How Bladensburg Created — and Solved — Its Flooding Problem

Circa 1926. Courtesy of the Library of Congress

When European settlers first arrived in the area that is now Bladensburg in colonial times, the Anacostia River was deep enough that ocean-bound ships could dock there.

Over time, those ships changed the nature of the river, however.

Bladensburg’s status as a port city helped make tobacco a lucrative crop in the surrounding area, but poor farming practices led to more and more silt washing downstream, eventually making navigation almost impossible.

In his memoirs, U.S. Attorney General William Wirt, who grew up in Bladensburg, recalled watching a neighbor go fishing during a freshet, or flood, as a young man in the 1780s.

“One of the most surprising and interesting spectacles to me, in those days, was this old man wading up to his waist, during a freshet, and harpooning the sturgeon. It was a whale fishery in miniature,” he wrote.

In 1835, the last large ship left Bladensburg and the river was permanently closed to commercial shipping, and the flooding got even worse, with notable floods in 1933, 1942, and 1954 that covered roads in as much as eight feet of water.

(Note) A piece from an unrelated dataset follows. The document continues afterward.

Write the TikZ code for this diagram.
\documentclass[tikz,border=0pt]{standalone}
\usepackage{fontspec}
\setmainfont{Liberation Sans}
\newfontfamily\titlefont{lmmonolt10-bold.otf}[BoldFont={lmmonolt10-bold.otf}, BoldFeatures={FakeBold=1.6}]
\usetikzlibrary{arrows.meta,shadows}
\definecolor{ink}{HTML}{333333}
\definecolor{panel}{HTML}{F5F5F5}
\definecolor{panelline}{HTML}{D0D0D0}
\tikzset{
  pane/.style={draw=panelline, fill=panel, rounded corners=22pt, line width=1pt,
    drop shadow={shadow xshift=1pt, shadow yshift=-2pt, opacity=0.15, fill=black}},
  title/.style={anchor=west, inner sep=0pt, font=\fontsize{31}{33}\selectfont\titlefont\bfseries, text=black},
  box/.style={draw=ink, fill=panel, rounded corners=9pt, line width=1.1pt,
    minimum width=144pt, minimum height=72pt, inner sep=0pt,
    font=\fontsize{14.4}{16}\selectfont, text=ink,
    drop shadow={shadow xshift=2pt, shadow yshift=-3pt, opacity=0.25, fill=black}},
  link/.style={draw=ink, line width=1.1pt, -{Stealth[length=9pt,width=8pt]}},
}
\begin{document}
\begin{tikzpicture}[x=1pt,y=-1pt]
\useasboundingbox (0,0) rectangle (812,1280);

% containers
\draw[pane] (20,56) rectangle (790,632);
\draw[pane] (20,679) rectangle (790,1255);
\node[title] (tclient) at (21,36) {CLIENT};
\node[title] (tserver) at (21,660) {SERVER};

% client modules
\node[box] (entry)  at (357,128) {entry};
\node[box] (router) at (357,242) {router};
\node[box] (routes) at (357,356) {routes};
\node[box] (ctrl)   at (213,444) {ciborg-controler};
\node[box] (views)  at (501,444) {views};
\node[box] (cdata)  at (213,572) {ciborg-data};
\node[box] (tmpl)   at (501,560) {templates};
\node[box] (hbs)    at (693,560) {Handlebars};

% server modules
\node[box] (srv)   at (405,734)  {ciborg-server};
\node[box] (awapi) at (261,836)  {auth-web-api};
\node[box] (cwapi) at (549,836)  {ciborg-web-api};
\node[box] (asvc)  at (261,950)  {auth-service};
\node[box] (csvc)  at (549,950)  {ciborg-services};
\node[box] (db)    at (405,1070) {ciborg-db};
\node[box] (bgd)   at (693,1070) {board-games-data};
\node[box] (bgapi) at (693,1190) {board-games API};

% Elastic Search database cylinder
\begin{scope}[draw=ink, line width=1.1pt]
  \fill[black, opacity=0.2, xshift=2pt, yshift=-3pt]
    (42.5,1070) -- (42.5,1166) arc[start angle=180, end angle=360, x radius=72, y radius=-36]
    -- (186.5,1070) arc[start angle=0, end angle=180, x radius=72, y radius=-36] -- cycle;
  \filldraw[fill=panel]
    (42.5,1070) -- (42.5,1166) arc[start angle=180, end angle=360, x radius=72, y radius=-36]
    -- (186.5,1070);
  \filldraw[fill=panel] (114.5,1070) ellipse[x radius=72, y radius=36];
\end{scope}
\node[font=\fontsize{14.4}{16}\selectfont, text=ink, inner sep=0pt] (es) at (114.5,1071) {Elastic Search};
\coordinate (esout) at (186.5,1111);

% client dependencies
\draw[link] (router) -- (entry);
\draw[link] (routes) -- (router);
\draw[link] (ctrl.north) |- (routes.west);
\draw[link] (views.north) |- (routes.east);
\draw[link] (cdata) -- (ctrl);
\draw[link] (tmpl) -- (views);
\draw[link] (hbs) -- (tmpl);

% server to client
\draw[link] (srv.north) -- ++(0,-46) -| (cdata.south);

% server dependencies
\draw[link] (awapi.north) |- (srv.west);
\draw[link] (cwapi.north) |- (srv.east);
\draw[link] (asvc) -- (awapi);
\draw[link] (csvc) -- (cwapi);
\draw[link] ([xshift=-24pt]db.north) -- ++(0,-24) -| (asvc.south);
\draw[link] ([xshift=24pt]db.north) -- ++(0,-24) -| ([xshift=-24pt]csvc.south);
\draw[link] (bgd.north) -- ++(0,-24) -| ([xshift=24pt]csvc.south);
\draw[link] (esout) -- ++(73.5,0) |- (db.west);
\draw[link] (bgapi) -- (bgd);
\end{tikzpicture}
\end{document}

In the mid 1950s, state and federal officials began working on the $11.4 million Anacostia River Flood Control and Navigation Project and navigation project, building levees on both sides of the river and dredging it to a depth of six feet. The project’s completion was celebrated with the opening of the “Prince George’s Marina,” now known as Bladensburg Waterfront Park, where a historical marker lies giving an overview of the flooding from 1741-1954.

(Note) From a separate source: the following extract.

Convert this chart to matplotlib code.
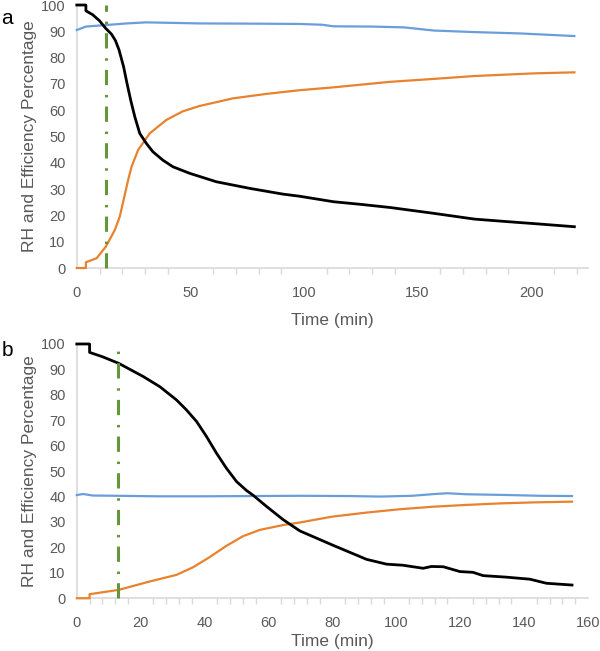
import matplotlib.pyplot as plt
from matplotlib.ticker import MultipleLocator

plt.rcParams['font.family'] = ['Liberation Sans', 'DejaVu Sans']

# panel a readings
time_a_black = [0, 4, 4, 7, 10, 12.75, 15.2, 17, 18.6, 20.6, 22.1, 23.7, 25.5, 27.7, 30.6, 33.5, 37.9, 42.3, 49.7,
                61.4, 76, 90.7, 98, 113, 125, 138, 157, 175, 190, 201, 210, 219]
black_a = [100, 100, 97.8, 96.3, 94, 91.1, 89, 86.5, 82.9, 76.5, 70.2, 63.9, 57.6, 51.2, 47.4, 44.2, 41.0, 38.5,
           36.0, 32.8, 30.3, 28.1, 27.3, 25.2, 24.2, 23, 20.8, 18.6, 17.6, 16.9, 16.3, 15.7]
time_a_orange = [0, 4, 4, 8.7, 12.75, 16.7, 18.9, 20.6, 22.6, 24.1, 27, 32.1, 39.4, 46.7, 54, 68.7, 83.4, 98,
                 113, 138, 157, 175, 201, 219]
orange_a = [0, 0, 2.2, 3.7, 8.1, 14.4, 19.5, 25.9, 33.5, 38.5, 44.9, 51.2, 56.3, 59.6, 61.6, 64.5, 66.2, 67.6,
            68.7, 70.8, 71.9, 73, 74, 74.4]
time_a_blue = [0, 4, 13, 22, 30.5, 54, 80, 98, 108, 113, 130, 144, 157, 175, 195, 219]
blue_a = [90.5, 91.8, 92.4, 93, 93.4, 93, 92.9, 92.8, 92.5, 91.9, 91.8, 91.5, 90.3, 89.7, 89.2, 88.2]

# panel b readings
time_b_black = [0, 4, 4, 8, 13.1, 20.8, 26, 31.2, 34.3, 37.5, 40.6, 43.7, 46.8, 50, 53.1, 55.2, 59.4, 64.6, 69.8,
                79.9, 90.7, 97, 102, 108.4, 111, 114.7, 119.9, 124, 127.2, 134.5, 141.8, 147, 155]
black_b = [100, 100, 96.7, 95, 92.4, 87.2, 83.2, 78, 74.1, 69.5, 63.6, 57.1, 51.2, 45.9, 42.4, 40.5, 36.1, 30.9,
           26.5, 21, 15.3, 13.4, 13, 11.8, 12.5, 12.4, 10.5, 10.2, 8.9, 8.3, 7.5, 5.9, 5.2]
time_b_orange = [0, 4, 4, 13.1, 22.8, 31.2, 36.4, 41.6, 46.8, 52, 57.3, 64.6, 69.8, 79.9, 90.7, 101, 111.4,
                 121.8, 132.3, 142.8, 155]
orange_b = [0, 0, 1.6, 3.3, 6.6, 9.2, 12.2, 16.2, 20.6, 24.4, 26.9, 28.8, 29.8, 32.1, 33.7, 35, 36, 36.7,
            37.3, 37.7, 38]
time_b_blue = [0, 2, 5, 13, 25, 40, 55, 70, 85, 95, 105, 112, 116, 122, 135, 145, 155]
blue_b = [40.6, 41, 40.4, 40.3, 40.1, 40.1, 40.2, 40.3, 40.2, 40.0, 40.3, 41.0, 41.3, 40.9, 40.6, 40.3, 40.2]

marker_time = 13

grey = '#595959'
axis_grey = '#d9d9d9'
dash_dot = (0, (5, 3, 0.8, 3.2))

fig = plt.figure(figsize=(6, 6.51), dpi=100)
ax_a = fig.add_axes([0.128, 0.5883, 0.852, 0.404])
ax_b = fig.add_axes([0.128, 0.081, 0.852, 0.3906])


def style_axis(ax, xmax, major, minor, xlabel_pad):
    ax.set_xlim(0, xmax)
    ax.set_ylim(0, 100)
    ax.xaxis.set_major_locator(MultipleLocator(major))
    ax.xaxis.set_minor_locator(MultipleLocator(minor))
    ax.yaxis.set_major_locator(MultipleLocator(10))
    for side in ['top', 'right']:
        ax.spines[side].set_visible(False)
    for side in ['left', 'bottom']:
        ax.spines[side].set_color(axis_grey)
        ax.spines[side].set_linewidth(1.2)
    ax.tick_params(axis='x', which='major', length=0, labelsize=10.5, labelcolor=grey, pad=13)
    ax.tick_params(axis='x', which='minor', length=4, color=axis_grey, width=1)
    ax.tick_params(axis='y', length=0, labelsize=10.5, labelcolor=grey, pad=8)
    ax.set_xlabel('Time (min)', fontsize=12.5, color=grey, labelpad=xlabel_pad)
    ax.set_ylabel('RH and Efficiency Percentage', fontsize=12.5, color=grey, labelpad=3)


style_axis(ax_a, 225, 50, 10, 9)
ax_a.plot(time_a_blue, blue_a, color='#6a9edb', lw=1.6, clip_on=False, zorder=3)
ax_a.plot(time_a_orange, orange_a, color='#e8822e', lw=1.6, clip_on=False, zorder=3)
ax_a.plot(time_a_black, black_a, color='black', lw=2, clip_on=False, zorder=3)
ax_a.plot([marker_time, marker_time], [0, 100], color='#66963a', lw=2.2, ls=dash_dot, clip_on=False, zorder=3)

style_axis(ax_b, 160, 20, 4, 3)
ax_b.plot(time_b_blue, blue_b, color='#6a9edb', lw=1.6, clip_on=False, zorder=3)
ax_b.plot(time_b_orange, orange_b, color='#e8822e', lw=1.6, clip_on=False, zorder=3)
ax_b.plot(time_b_black, black_b, color='black', lw=2, clip_on=False, zorder=3)
ax_b.plot([marker_time, marker_time], [0, 98.5], color='#66963a', lw=2.2, ls=dash_dot, clip_on=False, zorder=3)

fig.text(0.002, 0.971, 'a', fontsize=15, color='black', va='center', ha='left')
fig.text(0.002, 0.462, 'b', fontsize=15, color='black', va='center', ha='left')

fig.savefig('out.png', dpi=100)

In the photo above, taken around 1926, you can also see an advertisement for the Cairo Hotel in D.C., which was built in 1894 in Dupont Circle as “Washington’s first skyscraper.” The construction of the hotel was so unpopular that it led to the passage of a 1910 law restricting the height of D.C. buildings. The Cairo remains the tallest private building in D.C.

The advertisement next to the Cairo Hotel was for the Bartholdi Restaurant on F St. NW, which was located at the center of D.C. at the time.